Нам кажется, что под упомянутой «книгой священника» Варламов не имеет в виду какую-то конкретную книгу, одну. Но в числе нескольких подобных книг, и, может быть, в первую очередь, имеется в виду жизнеописание священника о. Матвея — роман «Пирамида». С его в чем-то холодными, в чем-то бессердечными и такими верными выводами, о которых мы еще поговорим ниже…
Размышляя о русской литературе, философ Василий Розанов с удивлением заметил, что Лермонтова, Гоголя, Достоевского и чуть в меньшей степени Толстого объединяет то, что они могли бы уйти в монахи. Это соответствует их духу и характеру.
Оглядываясь, понимаешь, что в прошлом веке к монашеству по каким-то внутренним характеристикам Леонов был ближе всех.
Не Булгаков же, верно? Не Набоков. Не Шолохов. Быть может, Платонов в последние годы жизни, но… не знаем.
В начале 1920-х годов Леонов не раз посещал Оптину пустынь. Настоятель словно что-то разгадал в нем сразу, стал уговаривать:
— Поживи здесь, оглядись… Понравится — пострижем!..
Не остался.
Но Амвросий Оптинский был один из самых почитаемых Леоновым старцев; в кабинете писателя всегда висел его портрет. Кстати, любопытное совпадение: Амвросий Оптинский занимался изданием «Лествицы» преподобного Иоанна Лествичника, на которого, в свою очередь, хотел походить один из главных леоновских прототипов — Глеб Протоклитов из «Дороги на Океан». Не случайны все эти связи.
Где бы ни жил Леонов, всегда в его комнате были иконы: мы это можем увидеть уже на том акварельном портрете писателя, что сделала Елена Качура-Фалилеева в 1923 году.

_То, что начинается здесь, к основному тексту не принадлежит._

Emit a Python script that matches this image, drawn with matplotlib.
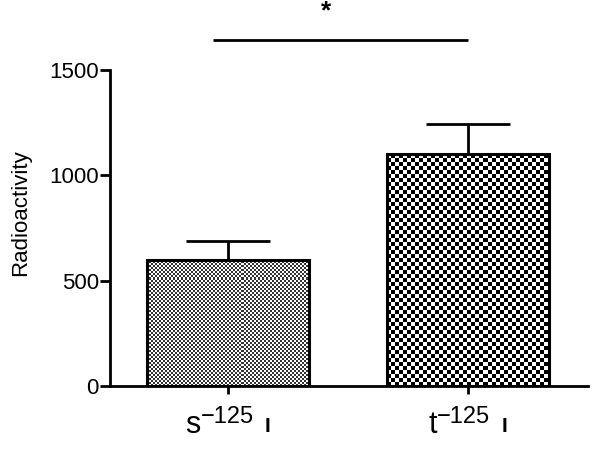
import numpy as np
import matplotlib
matplotlib.use("Agg")
import matplotlib.pyplot as plt
from matplotlib.transforms import ScaledTranslation

# ---- data ----
categories = ["s", "t"]
superscript = "\u2212125"
suffix = "I"
values = [600, 1100]
errors_up = [90, 145]
y_ticks = [0, 500, 1000, 1500]
y_label = "Radioactivity"
sig_text = "*"

plt.rcParams['font.family'] = ['Liberation Sans', 'DejaVu Sans']

W, H = 593, 449
fig = plt.figure(figsize=(W / 100, H / 100), dpi=100)
ax = fig.add_axes([110 / W, 1 - 386 / H, 478 / W, 316 / H])

x = np.arange(len(categories))
ax.set_xlim(-0.49, 1.5)
ax.set_ylim(0, 1500)

bars = ax.bar(x, values, width=0.675, facecolor='none', edgecolor='black',
              linewidth=2.2, zorder=3)
ax.errorbar(x, values, yerr=[[0] * len(values), errors_up], fmt='none',
            ecolor='black', elinewidth=2.0, capsize=30, capthick=2.0, zorder=4)

# checkerboard fills clipped to the bars
cells_px = [2, 4]
dark_levels = [0.2, 0.0]
fig.canvas.draw()
for bar, c, dk in zip(bars, cells_px, dark_levels):
    x0, y0 = bar.get_x(), bar.get_y()
    bw, bh = bar.get_width(), bar.get_height()
    p0 = ax.transData.transform((x0, y0))
    p1 = ax.transData.transform((x0 + bw, y0 + bh))
    wpx, hpx = p1[0] - p0[0], p1[1] - p0[1]
    nx = int(np.ceil(wpx / c)) + 1
    ny = int(np.ceil(hpx / c)) + 1
    ii, jj = np.indices((ny, nx))
    board = np.where((ii + jj) % 2 == 0, dk, 1.0)
    dx = bw / wpx * c
    dy = bh / hpx * c
    im = ax.imshow(board, cmap='gray', vmin=0, vmax=1, interpolation='nearest',
                   extent=(x0, x0 + nx * dx, y0, y0 + ny * dy), origin='lower',
                   aspect='auto', zorder=2)
    im.set_clip_path(bar)

ax.set_xlim(-0.49, 1.5)
ax.set_ylim(0, 1500)

# significance bar
ax.plot([-0.06, 1.0], [1643, 1643], color='black', lw=2.0, clip_on=False,
        solid_capstyle='butt')
ax.text(0.41, 1745, sig_text, ha='center', va='baseline', fontsize=19,
        fontweight='bold', clip_on=False)

for s in ['top', 'right']:
    ax.spines[s].set_visible(False)
for s in ['left', 'bottom']:
    ax.spines[s].set_linewidth(2.0)

ax.set_yticks(y_ticks)
ax.set_yticklabels([str(v) for v in y_ticks], fontsize=16)
ax.tick_params(axis='y', length=7, width=2.0, pad=1)
ax.tick_params(axis='x', length=6, width=2.0, pad=11.5)

ax.set_xticks(x)
ax.set_xticklabels(categories, fontsize=22)

sups, sfx = [], []
for xi in x:
    sups.append(ax.annotate(superscript, xy=(xi, 0), xycoords='data',
                            xytext=(0, -37), textcoords='offset pixels',
                            ha='left', va='baseline', fontsize=17,
                            annotation_clip=False))
    sfx.append(ax.annotate(suffix, xy=(xi, 0), xycoords='data',
                           xytext=(0, -46), textcoords='offset pixels',
                           ha='left', va='baseline', fontsize=15,
                           fontweight='bold', annotation_clip=False))

fig.canvas.draw()
renderer = fig.canvas.get_renderer()
gap_px = 11
for lab, sp, sf in zip(ax.get_xticklabels(), sups, sfx):
    wb = lab.get_window_extent(renderer).width
    ws = sp.get_window_extent(renderer).width
    wi = sf.get_window_extent(renderer).width
    total = wb + ws + gap_px + wi
    start = -total / 2
    shift_px = start + wb / 2
    lab.set_transform(lab.get_transform() +
                      ScaledTranslation(shift_px / 100, 0, fig.dpi_scale_trans))
    sp.xyann = (start + wb, -37)
    sf.xyann = (start + wb + ws + gap_px, -46)

ax.set_ylabel(y_label, fontsize=16)
ax.yaxis.set_label_coords(-0.165, 0.549)

fig.savefig("out.png", dpi=100)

Во время работы над «Сотью» Леонов поселился в монашеской келье в Параклитовой пустыни, жил там. Его, человека чуравшегося больших и шумных обществ, всю жизнь размышлявшего о Боге и одновременно стремившегося заниматься трудом физическим, упорным, тяжелым, — монахом представить несложно, повторим мы.
Затем Леонов посещал Черниговский скит близ Троице-Сергиевой лавры, где похоронены Константин Леонтьев и Василий Розанов.
Всю свою жизнь, в самые неблагополучные годы, он всегда стремился в церковь и, тайно и явно, исповедовался, отстаивал службы. Во всякое посещение церкви ставил свечи за упокой тех стариков, что так повлияли на него и которых помнил и любил всю жизнь: Остроухова, Самарина, Фалилеева — людей православных и глубоко веровавших…
С 1940 года, почти каждый октябрь, Леонов ездил в Троице-Сергиеву лавру в Сергиев день.
После войны, как мы помним, активно занимался спасением монастырей… Говорят, что он не случайно баллотировался по Загорскому избирательному округу — на территории округа располагалась Московская духовная академия. Руководители академии, естественно, не могли во всеуслышание объявить, как помогал им депутат Леонов, хотя ближний круг руководства был наслышан об этом.
Но здесь нам придется отметить очевидный парадокс: Леонов всю жизнь стремился к Церкви, одновременно и неустанно отторгая ее.
Причем к пропагандируемому в Стране Советов атеизму это отторжение не имело никакого отношения (хотя могло так восприниматься иными читателями его книг).
Доказать леоновскую чуждость атеизму несложно: как и многие его герои, от Курилова до Грацианского, Леонов не отрицает существование Бога, но порой готов оспаривать ценность божественных деяний.
Началось это до того, как он официально стал «советским писателем»: стихи Леонова архангельского периода и ранняя его проза отражают болезненное смятенье молодого человека, размышляющего о взаимоотношениях человека и Того, Кто над ним.
Соответственно, еретические размышления не завершились с кончиной советской власти, но лишь вышли на новый, куда более трагический и осмысленный уровень в финальном романе Леонова.
Самое простое объяснение — это сказать, что Леонову сам институт Церкви казался безусловно догматическим. К тому же он никак не мог найти в богословии ответы на вопросы, казавшиеся ему самыми важными (и к которым мы вернемся ниже).
Это ведь Леонов сказал: «Как все религиозного типа сообщества, церковь еще на пороге храма требует от верующего полного отказа от самостоятельного мышления».
А он отказываться не желал.
Не стоит к тому же забывать время, когда рос Леонов, — еретический, богохульный Серебряный век. Серьезная часть культурных элит задолго до большевистской революции демонстрировала свое скептическое отношение к Церкви.